Journal of Real Estate Finance and Economics
Weighted repeat sales house price indices have become one of the primary indicators used to identify housing market conditions and to estimate the amount of equity homeowners have gained through house price appreciation. The primary reason for the acceptance of this methodology is that it derives a location specific (typically, census division, state or metropolitan area) average change in house prices from repeated observations of individual house prices. It is this repeat attribute that allows repeat sales price indices to claim that it is a preferable index which does a better job of holding quality constant.
The amount of time between the two observed prices for a single property is determined by when the home transacts. Some homes transact twice in a period of months and others do not transact for decades. It is likely that individual house price appreciation rates vary from the mean appreciation rate, as estimated by the index, in a systematic fashion. In general, the longer the time between transactions the more variance there is in individual house price appreciation.

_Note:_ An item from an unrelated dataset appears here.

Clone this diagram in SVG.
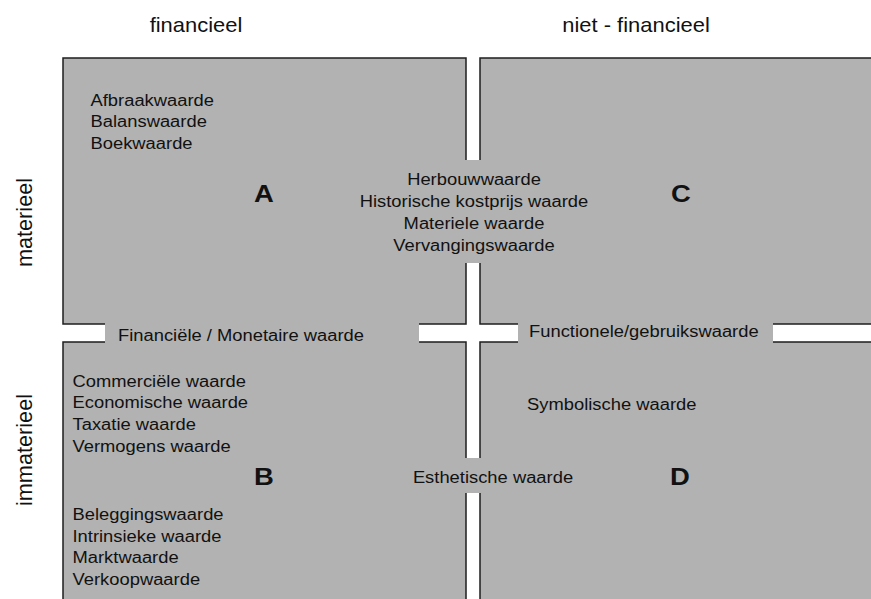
<svg xmlns="http://www.w3.org/2000/svg" width="871" height="599" viewBox="0 0 871 599">
  <style>
    .quad { fill: #b2b2b2; stroke: #1e1e1e; stroke-width: 1.5; }
    .fill { fill: #b2b2b2; stroke: none; }
    text { font-family: "Liberation Sans", Arial, Helvetica, sans-serif; font-size: 16.4px; fill: #111; }
    .mid { text-anchor: middle; }
    .head { font-size: 19.6px; text-anchor: middle; }
    .side { font-size: 21.7px; text-anchor: middle; }
    .big { font-size: 24.5px; font-weight: bold; text-anchor: middle; }
  </style>
  <rect width="871" height="599" fill="#ffffff"/>

  <!-- column and row headings (text is drawn slightly wide: scale 1.12 x) -->
  <g id="headings">
    <text class="head" transform="translate(196,32) scale(1.12,1)">financieel</text>
    <text class="head" transform="translate(636,32) scale(1.12,1)">niet - financieel</text>
    <text class="side" transform="translate(31.5,222.5) rotate(-90)">materieel</text>
    <text class="side" transform="translate(32,450) rotate(-90)">immaterieel</text>
  </g>

  <!-- four quadrants -->
  <g id="quadrant-A"><rect class="quad" x="63" y="58" width="403" height="266"/></g>
  <g id="quadrant-C"><rect class="quad" x="480" y="58" width="400" height="266"/></g>
  <g id="quadrant-B"><rect class="quad" x="63" y="342" width="403" height="270"/></g>
  <g id="quadrant-D"><rect class="quad" x="480" y="342" width="400" height="270"/></g>

  <!-- bridges across the gaps, carrying the shared labels -->
  <g id="bridges">
    <rect class="fill" x="465" y="160" width="16" height="103"/>
    <rect class="fill" x="105" y="323" width="314" height="20"/>
    <rect class="fill" x="518" y="323" width="255" height="20"/>
    <rect class="fill" x="465" y="458" width="16" height="35"/>
  </g>

  <g id="label-A">
    <text class="big" transform="translate(264,201.5) scale(1.12,1)">A</text>
    <text transform="translate(90.5,105.5) scale(1.12,1)">Afbraakwaarde</text>
    <text transform="translate(90.5,127) scale(1.12,1)">Balanswaarde</text>
    <text transform="translate(90.5,148.5) scale(1.12,1)">Boekwaarde</text>
  </g>

  <g id="label-C">
    <text class="big" transform="translate(681,201.5) scale(1.12,1)">C</text>
  </g>

  <g id="label-AC">
    <text class="mid" transform="translate(474,184.5) scale(1.12,1)">Herbouwwaarde</text>
    <text class="mid" transform="translate(474,206.5) scale(1.12,1)">Historische kostprijs waarde</text>
    <text class="mid" transform="translate(474,228.5) scale(1.12,1)">Materiele waarde</text>
    <text class="mid" transform="translate(474,250.5) scale(1.12,1)">Vervangingswaarde</text>
  </g>

  <g id="label-AB">
    <text transform="translate(118,341) scale(1.12,1)">Financiële / Monetaire waarde</text>
  </g>

  <g id="label-CD">
    <text transform="translate(529,336.5) scale(1.12,1)">Functionele/gebruikswaarde</text>
  </g>

  <g id="label-B">
    <text class="big" transform="translate(264,484.5) scale(1.12,1)">B</text>
    <text transform="translate(72.5,386.5) scale(1.12,1)">Commerciële waarde</text>
    <text transform="translate(72.5,408) scale(1.12,1)">Economische waarde</text>
    <text transform="translate(72.5,429.5) scale(1.12,1)">Taxatie waarde</text>
    <text transform="translate(72.5,451.5) scale(1.12,1)">Vermogens waarde</text>
    <text transform="translate(72.5,519.5) scale(1.12,1)">Beleggingswaarde</text>
    <text transform="translate(72.5,541.5) scale(1.12,1)">Intrinsieke waarde</text>
    <text transform="translate(72.5,563) scale(1.12,1)">Marktwaarde</text>
    <text transform="translate(72.5,585) scale(1.12,1)">Verkoopwaarde</text>
  </g>

  <g id="label-BD">
    <text class="mid" transform="translate(493,482.5) scale(1.12,1)">Esthetische waarde</text>
  </g>

  <g id="label-D">
    <text class="big" transform="translate(680,484.5) scale(1.12,1)">D</text>
    <text transform="translate(527,409.5) scale(1.12,1)">Symbolische waarde</text>
  </g>
</svg>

This paper extends this concept to include new dimensions. For instance, houses that appreciate faster than the mean, as estimated by the index for that location, may experience a different variation structure than homes that appreciate slower. This process can be viewed as an asymmetric treatment of the variance of house price appreciation around the estimated index. In addition, the variance of expensive and affordable homes may also be different and time varying.
This paper finds evidence that adding the dimensions of price tiers and asymmetry to the variance estimate has merit and does affect the estimated index as well as homeowner equity estimates. Homeowner equity estimates are especially sensitive to these added dimensions because they depend on both the revised index and the estimated variances, which are specific to each dimension considered–time between transaction, asymmetry, and price tier.